Released: September 27, 1999

Songwriter: Tracey Thorn Ben Watt

Producer: Ben Watt

[Verse 1]
Suburbia, 1 am, you're walking home again
Shopping bags and broken glass
I hate going through the underpass
I wish there was some other way around
But you got beaten up by the playground and it's no use
We'll have to go through the suburban shopping centre
Pedestrian walkways I think they were meant to
Make things better
But it's just emptier, and scary at nighttime
Hatfield at that time

[Chorus]
This is the place I live
Where is everyone?

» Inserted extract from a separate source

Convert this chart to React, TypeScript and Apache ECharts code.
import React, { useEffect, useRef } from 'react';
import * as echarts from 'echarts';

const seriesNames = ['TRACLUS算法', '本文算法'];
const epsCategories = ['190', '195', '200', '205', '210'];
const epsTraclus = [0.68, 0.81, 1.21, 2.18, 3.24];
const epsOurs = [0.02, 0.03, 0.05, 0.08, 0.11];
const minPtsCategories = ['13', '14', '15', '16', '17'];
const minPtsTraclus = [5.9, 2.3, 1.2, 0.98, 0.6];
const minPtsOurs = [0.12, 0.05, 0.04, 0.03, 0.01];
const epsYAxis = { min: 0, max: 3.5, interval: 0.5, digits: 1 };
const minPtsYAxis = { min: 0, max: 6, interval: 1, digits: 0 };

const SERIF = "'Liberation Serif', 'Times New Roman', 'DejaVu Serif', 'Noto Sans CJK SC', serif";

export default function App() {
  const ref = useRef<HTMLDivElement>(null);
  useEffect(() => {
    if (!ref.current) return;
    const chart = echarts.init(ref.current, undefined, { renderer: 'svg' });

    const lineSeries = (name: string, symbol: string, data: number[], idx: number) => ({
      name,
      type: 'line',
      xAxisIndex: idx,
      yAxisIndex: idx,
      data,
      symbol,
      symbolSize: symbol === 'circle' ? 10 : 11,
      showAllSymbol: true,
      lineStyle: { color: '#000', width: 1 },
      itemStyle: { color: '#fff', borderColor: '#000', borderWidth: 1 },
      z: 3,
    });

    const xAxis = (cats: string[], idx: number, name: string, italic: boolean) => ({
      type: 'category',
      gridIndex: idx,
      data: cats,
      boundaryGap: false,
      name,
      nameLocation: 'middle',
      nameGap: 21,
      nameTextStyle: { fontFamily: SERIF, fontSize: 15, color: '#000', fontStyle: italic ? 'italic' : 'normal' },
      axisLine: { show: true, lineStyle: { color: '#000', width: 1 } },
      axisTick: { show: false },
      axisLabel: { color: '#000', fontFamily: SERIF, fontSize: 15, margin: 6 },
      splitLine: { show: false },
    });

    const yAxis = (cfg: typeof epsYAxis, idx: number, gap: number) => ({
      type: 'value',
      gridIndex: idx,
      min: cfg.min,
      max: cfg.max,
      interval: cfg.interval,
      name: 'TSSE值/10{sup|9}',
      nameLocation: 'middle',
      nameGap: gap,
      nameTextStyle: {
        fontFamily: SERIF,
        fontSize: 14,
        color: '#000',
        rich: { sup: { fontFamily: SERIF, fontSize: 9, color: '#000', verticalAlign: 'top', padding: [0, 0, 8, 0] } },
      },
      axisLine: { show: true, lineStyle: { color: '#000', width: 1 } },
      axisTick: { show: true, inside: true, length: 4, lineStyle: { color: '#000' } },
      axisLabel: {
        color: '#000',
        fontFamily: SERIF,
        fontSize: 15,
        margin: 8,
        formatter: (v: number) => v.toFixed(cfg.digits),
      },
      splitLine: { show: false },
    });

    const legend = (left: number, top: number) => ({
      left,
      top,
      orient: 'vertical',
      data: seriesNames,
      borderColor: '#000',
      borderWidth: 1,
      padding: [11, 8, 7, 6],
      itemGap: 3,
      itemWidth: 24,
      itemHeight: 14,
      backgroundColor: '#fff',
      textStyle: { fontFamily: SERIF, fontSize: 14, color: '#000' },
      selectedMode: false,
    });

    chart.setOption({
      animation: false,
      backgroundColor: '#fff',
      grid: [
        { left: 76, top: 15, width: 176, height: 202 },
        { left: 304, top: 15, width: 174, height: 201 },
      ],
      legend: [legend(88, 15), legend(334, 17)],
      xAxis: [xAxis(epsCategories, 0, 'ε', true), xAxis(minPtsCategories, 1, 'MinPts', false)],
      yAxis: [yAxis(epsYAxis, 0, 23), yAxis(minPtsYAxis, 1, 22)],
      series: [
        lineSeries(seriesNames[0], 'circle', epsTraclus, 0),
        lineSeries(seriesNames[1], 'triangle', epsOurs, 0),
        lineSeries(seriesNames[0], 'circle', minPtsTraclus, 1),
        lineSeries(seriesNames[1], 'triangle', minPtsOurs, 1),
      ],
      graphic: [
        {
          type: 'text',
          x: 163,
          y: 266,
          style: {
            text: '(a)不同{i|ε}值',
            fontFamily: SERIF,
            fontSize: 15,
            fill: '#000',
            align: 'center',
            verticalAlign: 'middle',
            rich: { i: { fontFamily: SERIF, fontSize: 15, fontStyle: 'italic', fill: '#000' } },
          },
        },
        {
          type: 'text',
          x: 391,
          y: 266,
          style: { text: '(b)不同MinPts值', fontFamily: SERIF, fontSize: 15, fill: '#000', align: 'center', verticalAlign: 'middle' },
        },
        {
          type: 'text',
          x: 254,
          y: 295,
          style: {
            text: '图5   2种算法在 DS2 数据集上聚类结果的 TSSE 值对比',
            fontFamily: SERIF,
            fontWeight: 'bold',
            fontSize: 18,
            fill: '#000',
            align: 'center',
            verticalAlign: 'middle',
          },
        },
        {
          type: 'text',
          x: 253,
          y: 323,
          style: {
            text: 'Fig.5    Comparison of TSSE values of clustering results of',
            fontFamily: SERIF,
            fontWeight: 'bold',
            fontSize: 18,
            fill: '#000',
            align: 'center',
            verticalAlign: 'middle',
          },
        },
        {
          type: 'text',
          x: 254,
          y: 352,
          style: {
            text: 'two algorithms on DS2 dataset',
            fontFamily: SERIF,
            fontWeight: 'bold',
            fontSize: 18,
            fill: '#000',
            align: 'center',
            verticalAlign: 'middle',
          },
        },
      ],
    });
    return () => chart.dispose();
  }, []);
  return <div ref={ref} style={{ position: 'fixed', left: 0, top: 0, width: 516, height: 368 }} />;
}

Are we the only ones?
This is the place I live
And so does everyone, so does everyone

[Verse 2]
Hatfield 1980
I'm seeing my first knife, my first ambulance ride
I hold your hand the whole way, crying
Get home the next day, police have already been
Well you can imagine the scene

[Chorus]
And if I'm going home, I better change my clothes
I better change my clothes
And if I'm going home, I better change my clothes
I better change my clothes

[Chorus]
This is the place I live
Where is everyone, are we the only ones?
This is the place I live
And so does everyone, so does everyone

[Outro]
And when I'm looking back, I look for everyone
And when I fall down, I fall for anyone
When I'm looking back, I look for everyone
And when I fall down, I fall for anyone

Everything But The Girl

Originating at the turn of the 1980s as a leader of the lite-jazz movement, Everything but the Girl became an unlikely success story more than a decade later, emerging at the vanguard of the fusion between pop and electronica.

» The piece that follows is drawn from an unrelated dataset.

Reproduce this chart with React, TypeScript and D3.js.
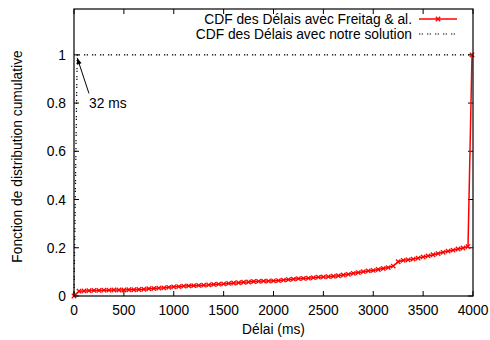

Founded in 1982 by Hull University students Tracey Thorn and Ben Watt, the duo took their name from a sign placed in the window of a local furniture shop, which claimed “for your bedroom needs, we sell everything but the girl.” At the time of their formation, both vocalist Thorn and songwriter/multi-instrumentalist Watt were already signed independently to the Cherry Red label; Thorn was a member of the sublime Marine Girls, while Watt had issued several solo singles and also collaborated with Robert Wyatt.

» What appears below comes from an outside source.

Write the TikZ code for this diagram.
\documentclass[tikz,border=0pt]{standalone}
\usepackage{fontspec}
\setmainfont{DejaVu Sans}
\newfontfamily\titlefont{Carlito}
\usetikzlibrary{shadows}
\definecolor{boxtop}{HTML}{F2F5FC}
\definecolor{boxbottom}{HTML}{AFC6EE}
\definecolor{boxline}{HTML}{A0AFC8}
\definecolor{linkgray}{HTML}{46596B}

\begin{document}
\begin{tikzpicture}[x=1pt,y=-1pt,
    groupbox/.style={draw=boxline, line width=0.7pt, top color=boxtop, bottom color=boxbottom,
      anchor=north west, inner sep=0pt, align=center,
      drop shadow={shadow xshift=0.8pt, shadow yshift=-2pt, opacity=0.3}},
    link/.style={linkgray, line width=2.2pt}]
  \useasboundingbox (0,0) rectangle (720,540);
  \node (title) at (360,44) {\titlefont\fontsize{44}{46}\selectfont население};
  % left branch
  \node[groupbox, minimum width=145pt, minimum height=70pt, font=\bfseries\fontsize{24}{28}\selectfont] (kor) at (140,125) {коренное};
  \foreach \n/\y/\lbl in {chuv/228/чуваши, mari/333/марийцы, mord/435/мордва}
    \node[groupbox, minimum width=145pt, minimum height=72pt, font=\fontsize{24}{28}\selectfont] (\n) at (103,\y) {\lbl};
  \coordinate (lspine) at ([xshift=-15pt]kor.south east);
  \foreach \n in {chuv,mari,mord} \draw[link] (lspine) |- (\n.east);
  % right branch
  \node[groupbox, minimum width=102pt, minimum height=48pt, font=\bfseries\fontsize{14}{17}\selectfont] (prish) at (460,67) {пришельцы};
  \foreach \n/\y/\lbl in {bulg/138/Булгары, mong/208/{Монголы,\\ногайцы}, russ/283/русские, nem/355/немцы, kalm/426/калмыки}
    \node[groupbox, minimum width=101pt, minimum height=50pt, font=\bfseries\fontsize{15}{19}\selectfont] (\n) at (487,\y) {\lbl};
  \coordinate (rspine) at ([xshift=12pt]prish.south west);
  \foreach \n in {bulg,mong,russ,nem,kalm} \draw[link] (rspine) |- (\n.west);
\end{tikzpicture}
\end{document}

Everything but the Girl debuted in 1982 with a samba interpretation of Cole Porter’s “Night and Day”; the single was a success on the U.K. independent charts, but the duo nonetheless went on hiatus as Thorn recorded a solo EP, A Distant Shore, while Watt checked in with the full-length North Marine Drive in 1983. EBTG soon reunited to record a cover of the Jam’s “English Rose” for an NME sampler; the track so impressed former Jam frontman Paul Weller that he invited the duo to contribute to the 1984 LP Cafe Bleu, the debut from his new project, the Style Council.